=== PROVIDED MATERIAL ===
----
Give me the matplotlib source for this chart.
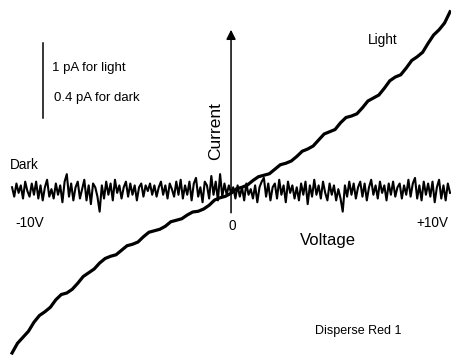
import numpy as np
import matplotlib
matplotlib.use("Agg")
import matplotlib.pyplot as plt

plt.rcParams['font.family'] = ['Liberation Sans', 'DejaVu Sans']

# Light I-V trace (voltage in V, current in pA)
light_v = [-10.0, -9.75, -9.5, -9.25, -9.0, -8.75, -8.5, -8.25, -8.0, -7.75,
           -7.5, -7.25, -7.0, -6.75, -6.5, -6.25, -6.0, -5.75, -5.5, -5.25,
           -5.0, -4.75, -4.5, -4.25, -4.0, -3.75, -3.5, -3.25, -3.0, -2.75,
           -2.5, -2.25, -2.0, -1.75, -1.5, -1.25, -1.0, -0.75, -0.5, -0.25,
           0.0, 0.25, 0.5, 0.75, 1.0, 1.25, 1.5, 1.75, 2.0, 2.25,
           2.5, 2.75, 3.0, 3.25, 3.5, 3.75, 4.0, 4.25, 4.5, 4.75,
           5.0, 5.25, 5.5, 5.75, 6.0, 6.25, 6.5, 6.75, 7.0, 7.25,
           7.5, 7.75, 8.0, 8.25, 8.5, 8.75, 9.0, 9.25, 9.5, 9.75, 10.0]
light_i = [-2.16, -2.03, -1.95, -1.87, -1.75, -1.66, -1.61, -1.55, -1.45, -1.38,
           -1.36, -1.31, -1.23, -1.14, -1.09, -1.04, -0.96, -0.90, -0.87, -0.85,
           -0.79, -0.73, -0.71, -0.68, -0.61, -0.55, -0.53, -0.51, -0.47, -0.41,
           -0.39, -0.37, -0.32, -0.28, -0.27, -0.24, -0.19, -0.12, -0.09, -0.07,
           -0.03, 0.03, 0.05, 0.08, 0.14, 0.19, 0.21, 0.23, 0.29, 0.35,
           0.37, 0.40, 0.46, 0.53, 0.56, 0.60, 0.68, 0.76, 0.79, 0.82,
           0.91, 0.98, 1.00, 1.03, 1.11, 1.20, 1.24, 1.28, 1.37, 1.47,
           1.52, 1.55, 1.64, 1.74, 1.79, 1.85, 1.97, 2.08, 2.15, 2.24, 2.39]

# Dark trace, 0.1 V steps from -10 V to +10 V (current in pA)
dark_i = [0.02, -0.03, 0.04, -0.01, 0.03, -0.04, 0.05, 0.00, -0.03, 0.04,
          -0.02, 0.05, -0.04, 0.03, -0.05, 0.02, 0.06, -0.03, 0.01, -0.04,
          0.04, -0.02, 0.03, -0.06, 0.05, 0.09, -0.03, 0.04, -0.05, 0.02,
          0.05, -0.04, 0.01, 0.06, -0.05, 0.03, -0.07, 0.04, 0.02, -0.03,
          -0.11, 0.03, -0.04, 0.05, -0.02, 0.04, -0.05, 0.06, -0.01, 0.03,
          -0.04, 0.02, 0.05, -0.03, 0.04, -0.02, 0.03, -0.05, 0.02, 0.04,
          -0.03, 0.03, 0.00, 0.04, -0.02, 0.03, -0.03, 0.02, 0.05, -0.02,
          0.03, -0.04, 0.04, 0.01, -0.03, 0.05, -0.02, 0.06, -0.04, 0.03,
          -0.02, 0.05, -0.05, 0.04, 0.07, -0.03, 0.02, -0.06, 0.05, 0.03,
          -0.04, 0.08, -0.02, 0.05, -0.05, 0.09, -0.03, 0.04, -0.02, 0.03,
          -0.01, 0.02, -0.04, 0.03, -0.03, 0.02, -0.05, 0.04, -0.02, 0.01,
          -0.04, 0.03, -0.06, 0.02, 0.05, 0.07, -0.03, 0.04, -0.05, 0.02,
          0.04, -0.04, 0.06, -0.02, 0.03, -0.06, 0.05, -0.01, 0.03, -0.04,
          0.02, -0.05, 0.04, -0.02, 0.05, -0.07, 0.03, -0.03, 0.06, -0.02,
          0.03, -0.04, 0.05, -0.01, -0.05, 0.04, -0.02, 0.03, -0.05, 0.01,
          -0.04, -0.11, 0.03, -0.03, 0.05, -0.02, 0.04, -0.04, 0.02, 0.05,
          -0.03, 0.04, -0.05, 0.02, 0.06, -0.02, 0.03, -0.04, 0.05, -0.01,
          0.03, -0.05, 0.04, -0.02, 0.05, -0.03, 0.02, 0.04, -0.04, 0.03,
          -0.02, 0.06, -0.03, 0.04, 0.07, -0.04, 0.03, -0.05, 0.05, -0.02,
          0.04, -0.03, 0.05, -0.06, 0.02, 0.06, -0.04, 0.03, -0.05, 0.04,
          -0.01]
dark_v = np.linspace(-10, 10, len(dark_i))
dark_scale = 1 / 0.4   # 0.4 pA dark = 1 pA light on the plot

fig = plt.figure(figsize=(4.52, 3.56), dpi=100)
ax = fig.add_axes([0, 0, 1, 1])
ax.set_xlim(-10.55, 10.09)
ax.set_ylim(-2.2, 2.547)
ax.axis('off')

ax.plot(light_v, light_i, color='black', lw=2.3, solid_joinstyle='miter')
ax.plot(dark_v, np.array(dark_i) * dark_scale, color='black', lw=1.5)

# current axis with arrow
ax.annotate('', xy=(0.0, 2.15), xytext=(0.0, -0.29),
            arrowprops=dict(arrowstyle='-|>', lw=1.1, color='black',
                            mutation_scale=14, shrinkA=0, shrinkB=0))

# scale bar
ax.plot([-8.58, -8.58], [0.97, 1.97], color='black', lw=1.1)

def put(x, y, s, **kw):
    ax.text(x / 452, 1 - y / 356, s, transform=ax.transAxes, **kw)

put(52, 68, "1 pA for light", fontsize=9.5, va='center')
put(54, 98, "0.4 pA for dark", fontsize=9.5, va='center')
put(10, 165, "Dark", fontsize=9.8, va='center')
put(368, 40, "Light", fontsize=9.8, va='center')
put(15, 223, "-10V", fontsize=9.8, va='center')
put(232, 226, "0", fontsize=9.8, va='center', ha='center')
put(448, 223, "+10V", fontsize=9.8, va='center', ha='right')
put(300, 240, "Voltage", fontsize=12, va='center')
put(216, 131, "Current", fontsize=12.5, va='center', ha='center', rotation=90)
put(315, 331, "Disperse Red 1", fontsize=9, va='center')

fig.savefig("out.png", dpi=100)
----
=== WORK TO DO ===
Repeat the data exactly, without the pictures.

=== RESULT FOR THIS EXERCISE ===
Give me the matplotlib source for this chart.
import numpy as np
import matplotlib
matplotlib.use("Agg")
import matplotlib.pyplot as plt

plt.rcParams['font.family'] = ['Liberation Sans', 'DejaVu Sans']

# Light I-V trace (voltage in V, current in pA)
light_v = [-10.0, -9.75, -9.5, -9.25, -9.0, -8.75, -8.5, -8.25, -8.0, -7.75,
           -7.5, -7.25, -7.0, -6.75, -6.5, -6.25, -6.0, -5.75, -5.5, -5.25,
           -5.0, -4.75, -4.5, -4.25, -4.0, -3.75, -3.5, -3.25, -3.0, -2.75,
           -2.5, -2.25, -2.0, -1.75, -1.5, -1.25, -1.0, -0.75, -0.5, -0.25,
           0.0, 0.25, 0.5, 0.75, 1.0, 1.25, 1.5, 1.75, 2.0, 2.25,
           2.5, 2.75, 3.0, 3.25, 3.5, 3.75, 4.0, 4.25, 4.5, 4.75,
           5.0, 5.25, 5.5, 5.75, 6.0, 6.25, 6.5, 6.75, 7.0, 7.25,
           7.5, 7.75, 8.0, 8.25, 8.5, 8.75, 9.0, 9.25, 9.5, 9.75, 10.0]
light_i = [-2.16, -2.03, -1.95, -1.87, -1.75, -1.66, -1.61, -1.55, -1.45, -1.38,
           -1.36, -1.31, -1.23, -1.14, -1.09, -1.04, -0.96, -0.90, -0.87, -0.85,
           -0.79, -0.73, -0.71, -0.68, -0.61, -0.55, -0.53, -0.51, -0.47, -0.41,
           -0.39, -0.37, -0.32, -0.28, -0.27, -0.24, -0.19, -0.12, -0.09, -0.07,
           -0.03, 0.03, 0.05, 0.08, 0.14, 0.19, 0.21, 0.23, 0.29, 0.35,
           0.37, 0.40, 0.46, 0.53, 0.56, 0.60, 0.68, 0.76, 0.79, 0.82,
           0.91, 0.98, 1.00, 1.03, 1.11, 1.20, 1.24, 1.28, 1.37, 1.47,
           1.52, 1.55, 1.64, 1.74, 1.79, 1.85, 1.97, 2.08, 2.15, 2.24, 2.39]

# Dark trace, 0.1 V steps from -10 V to +10 V (current in pA)
dark_i = [0.02, -0.03, 0.04, -0.01, 0.03, -0.04, 0.05, 0.00, -0.03, 0.04,
          -0.02, 0.05, -0.04, 0.03, -0.05, 0.02, 0.06, -0.03, 0.01, -0.04,
          0.04, -0.02, 0.03, -0.06, 0.05, 0.09, -0.03, 0.04, -0.05, 0.02,
          0.05, -0.04, 0.01, 0.06, -0.05, 0.03, -0.07, 0.04, 0.02, -0.03,
          -0.11, 0.03, -0.04, 0.05, -0.02, 0.04, -0.05, 0.06, -0.01, 0.03,
          -0.04, 0.02, 0.05, -0.03, 0.04, -0.02, 0.03, -0.05, 0.02, 0.04,
          -0.03, 0.03, 0.00, 0.04, -0.02, 0.03, -0.03, 0.02, 0.05, -0.02,
          0.03, -0.04, 0.04, 0.01, -0.03, 0.05, -0.02, 0.06, -0.04, 0.03,
          -0.02, 0.05, -0.05, 0.04, 0.07, -0.03, 0.02, -0.06, 0.05, 0.03,
          -0.04, 0.08, -0.02, 0.05, -0.05, 0.09, -0.03, 0.04, -0.02, 0.03,
          -0.01, 0.02, -0.04, 0.03, -0.03, 0.02, -0.05, 0.04, -0.02, 0.01,
          -0.04, 0.03, -0.06, 0.02, 0.05, 0.07, -0.03, 0.04, -0.05, 0.02,
          0.04, -0.04, 0.06, -0.02, 0.03, -0.06, 0.05, -0.01, 0.03, -0.04,
          0.02, -0.05, 0.04, -0.02, 0.05, -0.07, 0.03, -0.03, 0.06, -0.02,
          0.03, -0.04, 0.05, -0.01, -0.05, 0.04, -0.02, 0.03, -0.05, 0.01,
          -0.04, -0.11, 0.03, -0.03, 0.05, -0.02, 0.04, -0.04, 0.02, 0.05,
          -0.03, 0.04, -0.05, 0.02, 0.06, -0.02, 0.03, -0.04, 0.05, -0.01,
          0.03, -0.05, 0.04, -0.02, 0.05, -0.03, 0.02, 0.04, -0.04, 0.03,
          -0.02, 0.06, -0.03, 0.04, 0.07, -0.04, 0.03, -0.05, 0.05, -0.02,
          0.04, -0.03, 0.05, -0.06, 0.02, 0.06, -0.04, 0.03, -0.05, 0.04,
          -0.01]
dark_v = np.linspace(-10, 10, len(dark_i))
dark_scale = 1 / 0.4   # 0.4 pA dark = 1 pA light on the plot

fig = plt.figure(figsize=(4.52, 3.56), dpi=100)
ax = fig.add_axes([0, 0, 1, 1])
ax.set_xlim(-10.55, 10.09)
ax.set_ylim(-2.2, 2.547)
ax.axis('off')

ax.plot(light_v, light_i, color='black', lw=2.3, solid_joinstyle='miter')
ax.plot(dark_v, np.array(dark_i) * dark_scale, color='black', lw=1.5)

# current axis with arrow
ax.annotate('', xy=(0.0, 2.15), xytext=(0.0, -0.29),
            arrowprops=dict(arrowstyle='-|>', lw=1.1, color='black',
                            mutation_scale=14, shrinkA=0, shrinkB=0))

# scale bar
ax.plot([-8.58, -8.58], [0.97, 1.97], color='black', lw=1.1)

def put(x, y, s, **kw):
    ax.text(x / 452, 1 - y / 356, s, transform=ax.transAxes, **kw)

put(52, 68, "1 pA for light", fontsize=9.5, va='center')
put(54, 98, "0.4 pA for dark", fontsize=9.5, va='center')
put(10, 165, "Dark", fontsize=9.8, va='center')
put(368, 40, "Light", fontsize=9.8, va='center')
put(15, 223, "-10V", fontsize=9.8, va='center')
put(232, 226, "0", fontsize=9.8, va='center', ha='center')
put(448, 223, "+10V", fontsize=9.8, va='center', ha='right')
put(300, 240, "Voltage", fontsize=12, va='center')
put(216, 131, "Current", fontsize=12.5, va='center', ha='center', rotation=90)
put(315, 331, "Disperse Red 1", fontsize=9, va='center')

fig.savefig("out.png", dpi=100)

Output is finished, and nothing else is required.